Tiene razón Yolanda Díaz, esto es ya un lugar común, cuando comenta que el término «dictadura» empleado por Marx en otras obras no refleja exactamente el substrato de sus tesis sobre la naturaleza del gobierno que implantaría el proletariado cuando hiciese la revolución socialista. Aunque nunca fue medianamente claro sobre el punto, parece que él pensaba en un gobierno democrático de «la mayoría en interés de la mayoría», no en una dictadura bonapartista sin más. Ahora bien, esa cualidad democrática del gobierno del proletariado de Marx sólo tiene sentido en tanto en cuanto se arranque de una precompresión de la democracia según el modelo jacobino-participativo (tipo Comuna, escribió Engels) totalmente ajeno desde luego al Estado democrático constitucional representativo, con su pluralismo, división de poderes, y demás «cháchara liberal». Marx -y Lenin después- hablaban de democracia, cierto, pero se referían a una democracia que no era la que se ha desarrollado y popularizado en Occidente sino a otra que Lenin consideraba mil veces más auténtica y real que ella y que puso en práctica de hecho.
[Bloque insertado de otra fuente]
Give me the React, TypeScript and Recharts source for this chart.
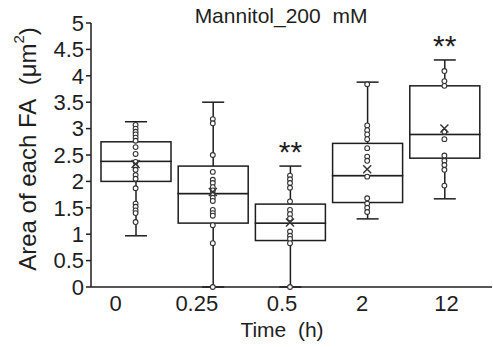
import { Bar, ComposedChart, LabelList, Scatter, XAxis, YAxis } from "recharts";

const times = ["0", "0.25", "0.5", "2", "12"];
const mins = [0.97, 0, 0, 1.29, 1.67];
const q1s = [2.0, 1.21, 0.88, 1.6, 2.44];
const medians = [2.38, 1.77, 1.21, 2.11, 2.89];
const q3s = [2.75, 2.29, 1.57, 2.72, 3.81];
const maxes = [3.13, 3.5, 2.29, 3.88, 4.3];
const means = [2.33, 1.8, 1.22, 2.23, 3.0];
const signif = ["", "", "**", "", "**"];
const points = [
  [3.07, 3.0, 2.94, 2.89, 2.83, 2.77, 2.65, 2.52, 2.37, 2.28, 2.22, 2.12, 2.05, 1.87, 1.58, 1.52, 1.45, 1.4, 1.23],
  [3.18, 3.1, 2.5, 2.18, 2.03, 1.97, 1.89, 1.83, 1.76, 1.69, 1.63, 1.46, 1.4, 1.35, 1.17, 0.83, 0],
  [2.11, 2.04, 1.97, 1.88, 1.62, 1.46, 1.38, 1.3, 1.05, 0.97, 0.91, 0.83, 0],
  [3.84, 3.06, 2.97, 2.89, 2.8, 2.63, 2.47, 2.39, 2.09, 1.68, 1.58, 1.5, 1.42],
  [4.09, 3.9, 3.81, 2.94, 2.8, 2.49, 2.39, 2.31, 2.22, 1.92],
];
const yTicks = [0, 0.5, 1, 1.5, 2, 2.5, 3, 3.5, 4, 4.5, 5];

const boxData = times.map((t, i) => ({
  time: t,
  base: mins[i],
  lowWhisk: q1s[i] - mins[i],
  lowBox: medians[i] - q1s[i],
  highBox: q3s[i] - medians[i],
  highWhisk: maxes[i] - q3s[i],
  sig: signif[i],
}));
const pointData = points.flatMap((vals, i) => vals.map((v) => ({ idx: i, value: v })));
const meanData = means.map((m, i) => ({ idx: i, value: m }));

const FONT = "'Liberation Sans', Arial, sans-serif";
const INK = "#1e1e1e";
const CAP = 11;

const Empty = () => <g />;

const LowWhisker = (p: any) => {
  const cx = p.x + p.width / 2;
  const bottom = p.y + p.height;
  return (
    <g stroke={INK} strokeWidth={1.5}>
      <line x1={cx} x2={cx} y1={p.y} y2={bottom} />
      <line x1={cx - CAP} x2={cx + CAP} y1={bottom} y2={bottom} />
    </g>
  );
};

const HighWhisker = (p: any) => {
  const cx = p.x + p.width / 2;
  return (
    <g stroke={INK} strokeWidth={1.5}>
      <line x1={cx} x2={cx} y1={p.y} y2={p.y + p.height} />
      <line x1={cx - CAP} x2={cx + CAP} y1={p.y} y2={p.y} />
    </g>
  );
};

const BoxHalf = (p: any) => (
  <rect x={p.x} y={p.y} width={p.width} height={p.height} fill="#fff" stroke={INK} strokeWidth={1.5} />
);

const Dot = (p: any) => (
  <circle cx={p.cx} cy={p.cy} r={2.4} fill="#fff" stroke="#333" strokeWidth={1.1} />
);

const MeanMark = (p: any) => (
  <g stroke="#333" strokeWidth={1.4}>
    <line x1={p.cx - 4} x2={p.cx + 4} y1={p.cy - 4} y2={p.cy + 4} />
    <line x1={p.cx - 4} x2={p.cx + 4} y1={p.cy + 4} y2={p.cy - 4} />
  </g>
);

const Stars = (p: any) =>
  p.value ? (
    <text x={p.x + p.width / 2} y={p.y - 4} textAnchor="middle" fontSize={30} fontFamily={FONT} fill={INK}>
      {p.value}
    </text>
  ) : null;

const labelShift = [-20, -16, -8, -5, 2];
const TimeTick = (p: any) => (
  <text
    x={p.x + labelShift[p.index]}
    y={p.y}
    dy="0.72em"
    textAnchor="middle"
    fontSize={22}
    fontFamily={FONT}
    fill={INK}
  >
    {p.payload.value}
  </text>
);

export default function App() {
  return (
    <div style={{ position: "absolute", left: 0, top: 0, width: 493, height: 347, background: "#fff" }}>
      <div
        style={{
          position: "absolute",
          left: 0,
          width: 562,
          top: 4,
          textAlign: "center",
          fontFamily: FONT,
          fontSize: 21,
          color: INK,
        }}
      >
        Mannitol_200&nbsp; mM
      </div>
      <ComposedChart width={493} height={347} data={boxData} margin={{ top: 23, right: 1, bottom: 30, left: 0 }}>
        <XAxis
          xAxisId="cat"
          dataKey="time"
          type="category"
          padding={{ left: 6, right: 9 }}
          tickLine={false}
          tickSize={6}
          axisLine={{ stroke: INK, strokeWidth: 1.5 }}
          tick={<TimeTick />}
          interval={0}
          label={{
            content: () => (
              <text x={282} y={337} textAnchor="middle" fontSize={21} fontFamily={FONT} fill={INK}>
                Time{"\u00a0 "}(h)
              </text>
            ),
          }}
        />
        <XAxis
          xAxisId="num"
          dataKey="idx"
          type="number"
          domain={[-0.5, 4.5]}
          allowDataOverflow
          padding={{ left: 6, right: 9 }}
          hide
        />
        <YAxis
          domain={[0, 5]}
          ticks={yTicks}
          interval={0}
          width={91}
          tickSize={5}
          tickLine={{ stroke: INK, strokeWidth: 1.5 }}
          axisLine={{ stroke: INK, strokeWidth: 1.5 }}
          tick={{ fontSize: 22, fontFamily: FONT, fill: INK }}
          label={{
            content: () => (
              <text
                transform="translate(27,149) rotate(-90)"
                textAnchor="middle"
                dominantBaseline="central"
                fontSize={24}
                fontFamily={FONT}
                fill={INK}
              >
                Area of each FA{"\u00a0 "}(μm<tspan fontSize={15} dy={-9}>2</tspan>
                <tspan dy={9}>)</tspan>
              </text>
            ),
          }}
        />
        <Bar xAxisId="cat" dataKey="base" stackId="b" barSize={70} shape={<Empty />} isAnimationActive={false} />
        <Bar xAxisId="cat" dataKey="lowWhisk" stackId="b" barSize={70} shape={<LowWhisker />} isAnimationActive={false} />
        <Bar xAxisId="cat" dataKey="lowBox" stackId="b" barSize={70} shape={<BoxHalf />} isAnimationActive={false} />
        <Bar xAxisId="cat" dataKey="highBox" stackId="b" barSize={70} shape={<BoxHalf />} isAnimationActive={false} />
        <Bar xAxisId="cat" dataKey="highWhisk" stackId="b" barSize={70} shape={<HighWhisker />} isAnimationActive={false}>
          <LabelList dataKey="sig" content={<Stars />} />
        </Bar>
        <Scatter xAxisId="num" data={pointData} dataKey="value" shape={<Dot />} isAnimationActive={false} />
        <Scatter xAxisId="num" data={meanData} dataKey="value" shape={<MeanMark />} isAnimationActive={false} />
      </ComposedChart>
    </div>
  );
}
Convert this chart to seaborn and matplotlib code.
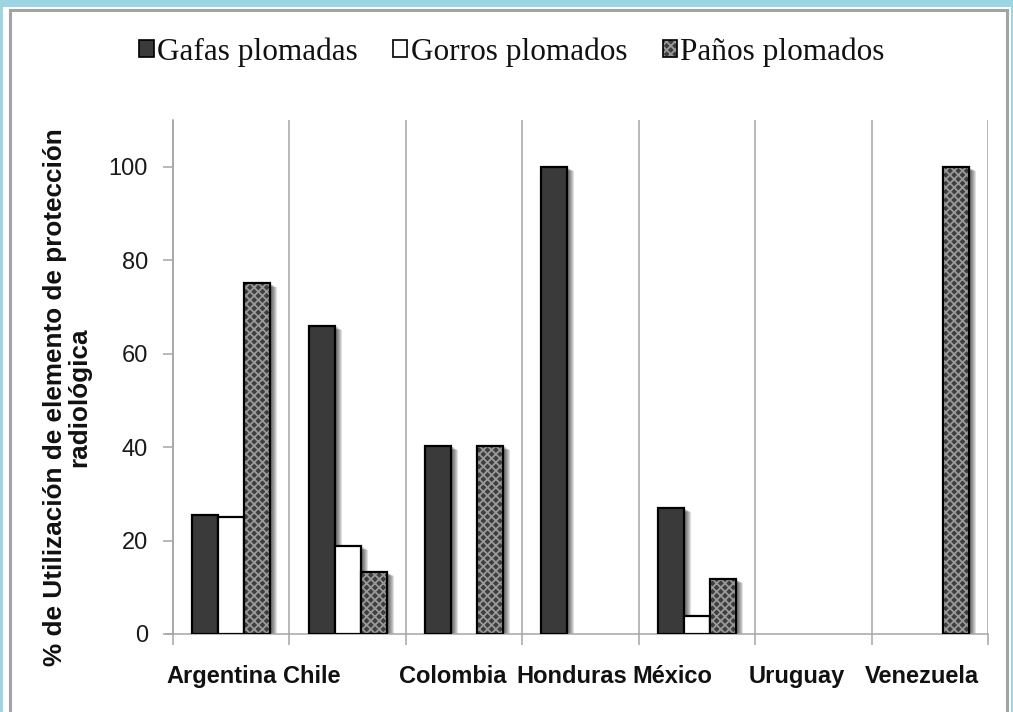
import numpy as np
import pandas as pd
import matplotlib
matplotlib.use("Agg")
import matplotlib.pyplot as plt
from matplotlib.patches import Patch, Rectangle
from matplotlib.legend_handler import HandlerTuple
from matplotlib.transforms import ScaledTranslation
from matplotlib.ticker import FixedLocator
import seaborn as sns

# --- data -------------------------------------------------------------
paises = ["Argentina", "Chile", "Colombia", "Honduras", "México", "Uruguay", "Venezuela"]
elementos = ["Gafas plomadas", "Gorros plomados", "Paños plomados"]
gafas = [25.4, 66.0, 40.3, 100.0, 27.0, 0.0, 0.0]
gorros = [25.0, 18.9, 0.0, 0.0, 3.9, 0.0, 0.0]
panos = [75.1, 13.3, 40.3, 0.0, 11.8, 0.0, 100.0]
yticks = [0, 20, 40, 60, 80, 100]
ylabel = "% de Utilización de elemento de protección\nradiológica"

rows = []
for serie, vals in zip(elementos, [gafas, gorros, panos]):
    for p, v in zip(paises, vals):
        # empty categories are left without a bar
        rows.append({"pais": p, "elemento": serie, "valor": v if v > 0 else np.nan})
df = pd.DataFrame(rows)

# --- style ------------------------------------------------------------
sns.set_theme(style="white")
plt.rcParams["font.family"] = ["Liberation Sans", "DejaVu Sans"]
plt.rcParams["hatch.linewidth"] = 1.3

GRID = "#a6a6a6"
HATCH = "#999999"
colores = {"Gafas plomadas": "#3a3a3a", "Gorros plomados": "#ffffff", "Paños plomados": "#3e3e3e"}

fig = plt.figure(figsize=(10.13, 7.12), dpi=100, facecolor="#9dd5e2")
W, H = 1013, 712
# white card with a grey frame
fig.patches.append(Rectangle((3 / W, 0), 1008 / W, 705 / H, transform=fig.transFigure,
                             facecolor="white", edgecolor="none", zorder=-3))
fig.patches.append(Rectangle((9.5 / W, -0.01), 997 / W, (702.5 / H) + 0.01, transform=fig.transFigure,
                             facecolor="none", edgecolor="#a3a3a3", linewidth=2.2, zorder=-2))

# a little room left of the first category so its name can start before the axis line
margen = 0.06
px_cat = (988 - 173) / len(paises)
x_izq = 173 - margen * px_cat
ax = fig.add_axes([x_izq / W, 1 - 634 / H, (988 - x_izq) / W, (634 - 120) / H])
ax.set_facecolor("none")

sns.barplot(data=df, x="pais", y="valor", hue="elemento", order=paises, hue_order=elementos,
            palette=colores, width=0.67, edgecolor="black", linewidth=1.6,
            errorbar=None, legend=False, ax=ax, zorder=3)
ax.spines["left"].set_position(("data", -0.5))

for serie, cont in zip(elementos, ax.containers):
    for bar in cont.patches:
        x0, y0, w, h = bar.get_x(), bar.get_y(), bar.get_width(), bar.get_height()
        # soft drop shadow: stacked translucent copies shifted right/down
        for k in range(1, 8):
            off = ScaledTranslation(k / 100, -0.6 * k / 100, fig.dpi_scale_trans)
            ax.add_patch(Rectangle((x0, y0), w, h, facecolor="black", edgecolor="none",
                                   alpha=0.12, zorder=2.5, transform=ax.transData + off))
        if serie == "Paños plomados":
            # dotted texture inside, black outline on top
            bar.set_edgecolor(HATCH)
            bar.set_hatch("xxxx")
            bar.set_linewidth(0)
            ax.add_patch(Rectangle((x0, y0), w, h, facecolor="none", edgecolor="black",
                                   linewidth=1.6, zorder=4))

# --- axes -------------------------------------------------------------
ax.set_ylim(0, 110)
ax.set_yticks(yticks)
ax.set_yticklabels([str(t) for t in yticks], fontsize=17, color="#1a1a1a")

# category separators as minor ticks + grid, names left-aligned next to them
bordes = np.arange(len(paises) + 1) - 0.5
ax.xaxis.set_minor_locator(FixedLocator(bordes))
ax.set_xticks(bordes[:-1] - 0.055)
ax.set_xticklabels(paises, fontsize=17, fontweight="bold", color="#111111", ha="left")
ax.set_xlim(-0.5 - margen, len(paises) - 0.5)

ax.tick_params(axis="x", which="major", length=0, pad=22)
ax.tick_params(axis="x", which="minor", direction="out", length=8, width=1.1, color=GRID, bottom=True)
ax.tick_params(axis="y", which="major", direction="out", length=7, width=1.1, color=GRID, pad=11, left=True)
ax.xaxis.grid(True, which="minor", color=GRID, linewidth=1.1, zorder=0)
ax.xaxis.grid(False, which="major")
ax.yaxis.grid(False)
ax.set_axisbelow(True)

for s in ["top", "right"]:
    ax.spines[s].set_visible(False)
for s in ["left", "bottom"]:
    ax.spines[s].set_color(GRID)
    ax.spines[s].set_linewidth(1.1)

ax.set_xlabel("")
ax.set_ylabel(ylabel, fontsize=18.8, fontweight="bold", color="#111111",
              ha="center", va="center", multialignment="center", linespacing=1.0)
ax.yaxis.set_label_coords((67 - x_izq) / (988 - x_izq), (634 - 397) / 514)

# --- legend -----------------------------------------------------------
h_gafas = Patch(facecolor=colores["Gafas plomadas"], edgecolor="black", linewidth=1.2)
h_gorros = Patch(facecolor="white", edgecolor="black", linewidth=1.2)
h_panos = (Patch(facecolor=colores["Paños plomados"], edgecolor=HATCH, hatch="xxxx", linewidth=0),
           Patch(facecolor="none", edgecolor="black", linewidth=1.2))
leg = fig.legend([h_gafas, h_gorros, h_panos], elementos,
                 handler_map={tuple: HandlerTuple(ndivide=1, pad=0)},
                 loc="center", bbox_to_anchor=(512 / W, 1 - 52 / H), ncol=3, frameon=False,
                 prop={"family": ["Liberation Serif"], "size": 22.5},
                 handlelength=0.45, handleheight=0.45, handletextpad=0.1, columnspacing=1.15,
                 borderaxespad=0)
for t in leg.get_texts():
    t.set_color("#111111")

fig.savefig("out.png", dpi=100, facecolor=fig.get_facecolor())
El eco de su pensamiento y práctica resuenan hoy todavía en los términos que usa la vicepresidenta del gobierno español cuando augura como tarea final para el comunismo y el ideal revolucionario, una vez derogadas las «verdades eternas», la de «conquistar una democracia genuina» (pg.21). Genuino: sinónimo de auténtico, verdadero, real; antónimos: falso o ilegítimo.  En esos términos piensa una comunista actual, aquí y ahora. Aunque sea vicepresidente del gobierno. O, quizás, porque es vicepresidenta de este gobierno. Llamativo. Es lo poco reseñable del prólogo.